Created on: June 17, 2008

I don't know for certain why we live; but lately I've had some ideas about an answer, prompted by a ten-year period of very vivid and memorable dreams. These dreams took me through what appeared to be one past life after another, with myself as the "central character" in each one - from the Viking navigator to the miller's wife, from the boy settling into a Tibetan monastery to study to the Egyptian tomb-worker getting a trepanning job to take care of a terrible headache (it worked), from a haulier feeding his pack horses brandy-soaked oats to keep them alive longer on the cold Russo-Polish border to the chanteyman on a medieval ship plying the waters off the coast of India, or the favorite wife of a great African explorer, or the French magistrate hiding from the Revolution he had initially supported, or the hired assassin working for a Middle Eastern warlord of centuries ago, and on and on and on.

I would look over my notes all wide-eyed and wondering (I was writing these things down because they were so unbelievably clear when I woke), and I began to think: suppose I have actually *lived* all these lives, and more; suppose that reincarnation isn't just a theory or a belief but reality?

But why?
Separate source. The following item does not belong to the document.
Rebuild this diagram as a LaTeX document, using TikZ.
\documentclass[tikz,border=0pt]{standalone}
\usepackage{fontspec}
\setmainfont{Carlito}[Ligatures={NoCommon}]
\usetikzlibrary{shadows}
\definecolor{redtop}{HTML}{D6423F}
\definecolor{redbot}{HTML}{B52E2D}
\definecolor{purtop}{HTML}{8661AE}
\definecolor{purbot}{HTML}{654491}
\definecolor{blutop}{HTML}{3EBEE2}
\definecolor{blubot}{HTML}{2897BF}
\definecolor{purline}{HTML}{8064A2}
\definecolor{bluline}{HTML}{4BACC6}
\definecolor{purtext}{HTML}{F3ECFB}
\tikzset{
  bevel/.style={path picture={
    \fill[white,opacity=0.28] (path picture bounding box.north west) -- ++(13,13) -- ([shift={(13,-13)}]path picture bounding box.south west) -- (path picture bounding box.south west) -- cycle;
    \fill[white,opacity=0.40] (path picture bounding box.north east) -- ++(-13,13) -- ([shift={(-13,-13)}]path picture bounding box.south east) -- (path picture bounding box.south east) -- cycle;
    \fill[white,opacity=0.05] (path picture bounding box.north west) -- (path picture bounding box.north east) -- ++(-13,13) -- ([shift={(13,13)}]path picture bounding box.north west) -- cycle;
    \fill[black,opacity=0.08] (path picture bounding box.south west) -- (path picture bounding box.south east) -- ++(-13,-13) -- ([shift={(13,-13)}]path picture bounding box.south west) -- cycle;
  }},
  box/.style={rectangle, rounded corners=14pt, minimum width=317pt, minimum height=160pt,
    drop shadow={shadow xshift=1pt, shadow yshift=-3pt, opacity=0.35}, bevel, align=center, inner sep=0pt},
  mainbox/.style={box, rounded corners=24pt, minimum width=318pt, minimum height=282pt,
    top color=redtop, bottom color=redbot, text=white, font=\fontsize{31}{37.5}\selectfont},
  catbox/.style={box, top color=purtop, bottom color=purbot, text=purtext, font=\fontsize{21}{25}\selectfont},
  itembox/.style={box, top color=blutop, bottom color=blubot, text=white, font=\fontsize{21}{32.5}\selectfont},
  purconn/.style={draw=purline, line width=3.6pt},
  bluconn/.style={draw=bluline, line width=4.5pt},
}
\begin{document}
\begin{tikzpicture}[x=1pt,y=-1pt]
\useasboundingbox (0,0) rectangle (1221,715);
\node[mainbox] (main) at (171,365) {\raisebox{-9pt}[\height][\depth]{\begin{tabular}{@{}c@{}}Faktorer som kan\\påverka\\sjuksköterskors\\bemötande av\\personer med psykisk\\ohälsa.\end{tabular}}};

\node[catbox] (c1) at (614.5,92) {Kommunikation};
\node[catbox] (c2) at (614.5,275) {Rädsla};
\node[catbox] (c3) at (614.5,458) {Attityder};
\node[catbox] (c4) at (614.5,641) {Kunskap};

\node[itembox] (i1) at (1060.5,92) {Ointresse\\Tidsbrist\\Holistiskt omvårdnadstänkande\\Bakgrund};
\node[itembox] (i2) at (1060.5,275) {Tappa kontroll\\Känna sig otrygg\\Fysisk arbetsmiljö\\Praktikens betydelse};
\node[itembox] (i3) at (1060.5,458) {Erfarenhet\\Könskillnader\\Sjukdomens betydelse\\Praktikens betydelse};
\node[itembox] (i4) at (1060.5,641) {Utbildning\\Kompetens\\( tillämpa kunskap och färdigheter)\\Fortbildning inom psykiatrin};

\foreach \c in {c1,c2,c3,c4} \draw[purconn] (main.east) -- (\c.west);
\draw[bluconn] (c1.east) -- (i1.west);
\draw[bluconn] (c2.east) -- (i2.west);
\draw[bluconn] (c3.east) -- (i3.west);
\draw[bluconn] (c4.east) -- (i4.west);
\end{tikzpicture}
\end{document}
What would be the purpose of such a system, whatever its details (which vary from culture to culture wherever reincarnation is regarded as the rule), as opposed to a one-shot life as envisioned in traditional Christianity, Judaism, and Islam?

What I think I see here is this: that we are souls first, bodies second, and that souls come to the world and incarnate in it over and over in order to experience everything that can only be experienced *only as flesh*. We come here to do the physical phase of our existence. We come here to find the delights, and the horrors, of life in flesh, experiences which simply are not available to us as spirits *except* as incarnated in flesh and senses. So, why come back over and over? Because one limited little lifetime isn't nearly enough to comprehend the full range of what it means, what it *is*, to be souls living in animal bodies in a physical environment. The world is a very big, varied place; no one lifetime could even begin to give us a sample of this planet's magnificent variety, or of the manifold forms of human cultures, interactions, and relationships.

And if you do come back, over and over in different surroundings with different foci and different goals, surely, at long last, you would learn sympathy, and empathy, and compassion?